Die melancholische Stimmung wird durch den Fokus auf Avery geschaffen. Sie hat große Mühen, Lionel und seine fremdartige Herangehensweise zu verstehen. Doch mit jedem Kilometer, den die beiden (bzw. mit dem Alien, die drei) zurücklegen, nähert sie sich ihm an. Und je mehr sie über die Aliens lernt, desto attraktiver findet sie die Idee des abwesenden eigenen Bewusstseins. Gleichzeitig glaubt sie aber auch, dass die Menschheit über Konzepte verfügt, die für die Aliens interessant sind (wie self awareness und Sterblichkeit). Die Kurzgeschichte bringt ihren fehlenden Widerstand gegen die Invasion auch mit dem Tod ihrer Tochter in Verbindung. Und hier schwächelt die Kurzgeschichte ein klein wenig. Averys Hintergrund wirkt etwas überladen und es stellt sich die Frage, warum die Regierung ausgerechnet sie für die Tour angeheuert hat. Dies ist ein kleiner Konstruktionsfehler.

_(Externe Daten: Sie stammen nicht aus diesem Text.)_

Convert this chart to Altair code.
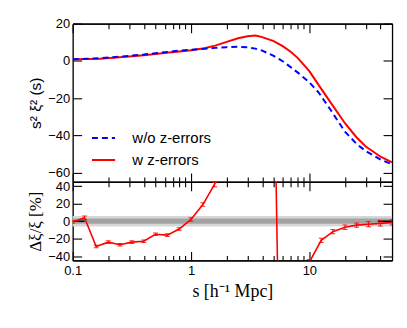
import altair as alt
import pandas as pd

# ---------------- data ----------------
series_names = ["w z-errors", "w/o z-errors"]
s_top = [0.1, 0.13, 0.17, 0.22, 0.3, 0.4, 0.5, 0.65, 0.8, 1.0, 1.3, 1.6, 2.0, 2.5, 3.0,
         3.5, 4.0, 5.0, 6.0, 7.0, 8.0, 10.0, 12.0, 15.0, 20.0, 25.0, 30.0, 40.0, 50.0]
xi_wz = [0.9, 1.0, 1.2, 1.7, 2.4, 3.1, 3.7, 4.5, 5.1, 5.7, 6.8, 8.2, 10.2, 12.2, 13.3,
         13.6, 12.8, 10.6, 7.8, 4.8, 1.5, -5.5, -13.0, -22.0, -33.5, -41.0, -46.0, -51.5, -54.5]
xi_woz = [0.9, 1.1, 1.4, 2.0, 2.7, 3.4, 4.1, 4.9, 5.5, 6.0, 6.5, 7.0, 7.4, 7.6, 7.3,
          6.6, 5.5, 2.7, -0.3, -3.5, -6.3, -11.5, -17.0, -26.0, -38.0, -44.5, -48.5, -53.0, -55.5]

s_res = [0.1, 0.126, 0.158, 0.2, 0.251, 0.316, 0.398, 0.501, 0.631, 0.794, 1.0, 1.26, 1.58,
         2.0, 2.51, 3.16, 3.98, 5.01, 6.31, 7.94, 10.0, 12.6, 15.8, 20.0, 25.1, 31.6, 39.8, 50.0]
res = [-1, 4, -29, -24, -27, -24, -23, -15, -16, -9, 2, 19, 42,
       70, 95, 115, 150, 200, -600, -160, -47, -22, -12, -7, -4.5, -3.5, -2.5, -1.5]
res_err = [1.5, 2, 1.5, 1.5, 1.5, 1.5, 1.5, 1.5, 1.5, 1.5, 2, 2, 2.5,
           3, 3, 4, 5, 8, 10, 6, 3, 2.5, 2.5, 2.5, 2.5, 3, 3, 3]

band_outer = [-6, 6]
band_inner = [-3, 3]
zero_seg_s = [0.1, 0.126, 38.0, 50.0]
zero_seg_id = ["a", "a", "b", "b"]

major_x = [0.1, 1, 10]
minor_x = [0.2, 0.3, 0.4, 0.5, 0.6, 0.7, 0.8, 0.9, 2, 3, 4, 5, 6, 7, 8, 9, 20, 30, 40]
top_y_ticks = [-60, -40, -20, 0, 20]
bot_y_ticks = [-40, -20, 0, 20, 40]

# ---------------- tables ----------------
wz_df = pd.DataFrame({"s": s_top, "v": xi_wz, "series": series_names[0]})
woz_df = pd.DataFrame({"s": s_top, "v": xi_woz, "series": series_names[1]})
res_df = pd.DataFrame({"s": s_res, "r": res, "e": res_err})
res_df["lo"] = res_df["r"] - res_df["e"]
res_df["hi"] = res_df["r"] + res_df["e"]
band_df = pd.DataFrame({"lo": [band_outer[0], band_inner[0]], "hi": [band_outer[1], band_inner[1]],
                        "kind": ["outer", "inner"]})
zero_df = pd.DataFrame({"s": zero_seg_s, "z": [0] * len(zero_seg_s), "seg": zero_seg_id})

W, H1, H2 = 321, 159, 79
SANS = "Liberation Sans"
SERIF = "Liberation Serif"

xscale = alt.Scale(type="log", domain=[0.1, 50], nice=False)
yscale_top = alt.Scale(domain=[-65, 20], nice=False)
yscale_bot = alt.Scale(domain=[-45, 45], nice=False)


def ax(orient, values, size, labels=False, title=None, **kw):
    return alt.Axis(orient=orient, values=values, tickSize={"expr": str(-size)},
                    labels=labels, title=title, grid=False, domain=True,
                    domainColor="black", domainWidth=1.3, tickColor="black",
                    tickWidth=1.1, labelFont=SANS, labelFontSize=13, labelFlush=False,
                    labelOverlap=False, labelColor="black", **kw)


def leg(y, dash):
    return alt.Legend(title=None, orient="none", legendX=18, legendY=y, symbolType="stroke",
                      symbolSize=540, symbolStrokeWidth=2, symbolDash=dash, labelFont=SANS,
                      labelFontSize=15, labelColor="black", labelOffset=16, padding=0)


# ---------------- top panel ----------------
red_line = alt.Chart(wz_df).mark_line(strokeWidth=2, clip=True).encode(
    x=alt.X("s:Q", scale=xscale, axis=ax("bottom", major_x, 9)),
    y=alt.Y("v:Q", scale=yscale_top,
            axis=ax("left", top_y_ticks, 9, labels=True, title="s² ξ² (s)", labelPadding=12,
                    titleFont=SANS, titleFontSize=15.5, titleFontWeight="normal",
                    titleColor="black", titlePadding=4)),
    color=alt.Color("series:N", scale=alt.Scale(domain=[series_names[0]], range=["#ff0000"]),
                    legend=leg(124, [1, 0])),
)

blue_line = alt.Chart(woz_df).mark_line(strokeWidth=2, strokeDash=[6, 4], clip=True).encode(
    x=alt.X("s:Q", scale=xscale, axis=None),
    y=alt.Y("v:Q", scale=yscale_top, axis=None),
    color=alt.Color("series:N", scale=alt.Scale(domain=[series_names[1]], range=["#0000ff"]),
                    legend=leg(102, [6, 4])),
)


def ghost(df, xf, yf, yscale, xaxis, yaxis):
    return alt.Chart(df).mark_point(opacity=0, size=1, clip=True).encode(
        x=alt.X(xf, scale=xscale, axis=xaxis),
        y=alt.Y(yf, scale=yscale, axis=yaxis),
    )


top = alt.layer(
    red_line,
    blue_line,
    ghost(wz_df, "s:Q", "v:Q", yscale_top, ax("top", major_x, 9), ax("right", top_y_ticks, 9)),
    ghost(wz_df, "s:Q", "v:Q", yscale_top, ax("bottom", minor_x, 5), None),
    ghost(wz_df, "s:Q", "v:Q", yscale_top, ax("top", minor_x, 5), None),
).resolve_axis(x="independent", y="independent").resolve_scale(
    color="independent").properties(width=W, height=H1)

# ---------------- bottom panel ----------------
bands = alt.Chart(band_df).mark_rect().encode(
    x=alt.value(0), x2=alt.value(W),
    y=alt.Y("lo:Q", scale=yscale_bot, axis=None), y2="hi:Q",
    color=alt.Color("kind:N", scale=alt.Scale(domain=["outer", "inner"],
                                              range=["#d6d6d6", "#a3a3a3"]), legend=None),
)

zero_line = alt.Chart(zero_df).mark_line(color="black", strokeWidth=1.5, clip=True).encode(
    x=alt.X("s:Q", scale=xscale, axis=None),
    y=alt.Y("z:Q", scale=yscale_bot, axis=None),
    detail="seg:N",
)

res_line = alt.Chart(res_df).mark_line(color="#ff0000", strokeWidth=1.6, clip=True).encode(
    x=alt.X("s:Q", scale=xscale,
            axis=ax("bottom", major_x, 9, labels=True, title="s  [h⁻¹ Mpc]", format="~g",
                    labelPadding=13, titleFont=SERIF, titleFontSize=18,
                    titleFontWeight="normal", titleColor="black", titlePadding=5)),
    y=alt.Y("r:Q", scale=yscale_bot,
            axis=ax("left", bot_y_ticks, 9, labels=True, title="Δξ/ξ  [%]", labelPadding=12,
                    titleFont=SERIF, titleFontSize=17, titleFontWeight="normal",
                    titleColor="black", titlePadding=3)),
)

err_rule = alt.Chart(res_df).mark_rule(color="#ff0000", strokeWidth=1, clip=True).encode(
    x=alt.X("s:Q", scale=xscale, axis=None),
    y=alt.Y("lo:Q", scale=yscale_bot, axis=None), y2="hi:Q",
)
err_lo = alt.Chart(res_df).mark_tick(color="#ff0000", size=5, thickness=1, orient="horizontal",
                                     clip=True, opacity=0.8).encode(
    x=alt.X("s:Q", scale=xscale, axis=None),
    y=alt.Y("lo:Q", scale=yscale_bot, axis=None),
)
err_hi = alt.Chart(res_df).mark_tick(color="#ff0000", size=5, thickness=1, orient="horizontal",
                                     clip=True, opacity=0.8).encode(
    x=alt.X("s:Q", scale=xscale, axis=None),
    y=alt.Y("hi:Q", scale=yscale_bot, axis=None),
)

bottom = alt.layer(
    bands,
    zero_line,
    res_line,
    err_rule,
    err_lo,
    err_hi,
    ghost(res_df, "s:Q", "r:Q", yscale_bot, ax("top", major_x, 9), ax("right", bot_y_ticks, 9)),
    ghost(res_df, "s:Q", "r:Q", yscale_bot, ax("bottom", minor_x, 5), None),
    ghost(res_df, "s:Q", "r:Q", yscale_bot, ax("top", minor_x, 5), None),
).resolve_axis(x="independent", y="independent").resolve_scale(color="independent").properties(
    width=W, height=H2)

chart = alt.vconcat(top, bottom, spacing=0, bounds="flush").resolve_scale(
    color="independent").properties(
    padding={"left": 18, "top": 8, "right": 5, "bottom": 5}
).configure_view(stroke=None).configure(background="white")

chart.save("out.html", embed_options={"renderer": "svg", "actions": False})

Denn abgesehen davon ist die Idee einer ruhigen, durch die Schwäche einzelner Regierungsmitarbeiterinnen (oder gar die Stärke?) ausgelöste Invasion sehr spannend zu lesen. Das liegt zwar auch daran, dass den Großteil der Geschichte gar nicht klar ist, ob es sich „nur“ um eine Entdeckungsmission handelt. Die Erzählung überlässt es der Fantasie des Lesers, wie die Menschheit wohl auf die tiefgreifenden, anstehenden Veränderungen (oder Bedrohungen?) reagiert. Und damit steht natürlich die Frage im Raum, wie man Averys Verschweigen der Invasion gegenüber der Regierung bewerten kann. Je ob man glaubt, dies leite das Ende der Menschheit ein oder eine interessante Phase des (interstellaren und zellularen) Multikulturalismus, wird die Antwort auf diese Frage unterschiedlich ausfallen.

Die Kurzgeschichte „Touring with the Alien“ von Carolyn Ives Gilman ist 2016 im „Clarkesworld„-Magazine erschienen. Sie ist außerdem ein Beitrag in der Anthologie „The Year’s Best Science Fiction (34. Annual Collection)“, herausgegeben von Gardener Dozois.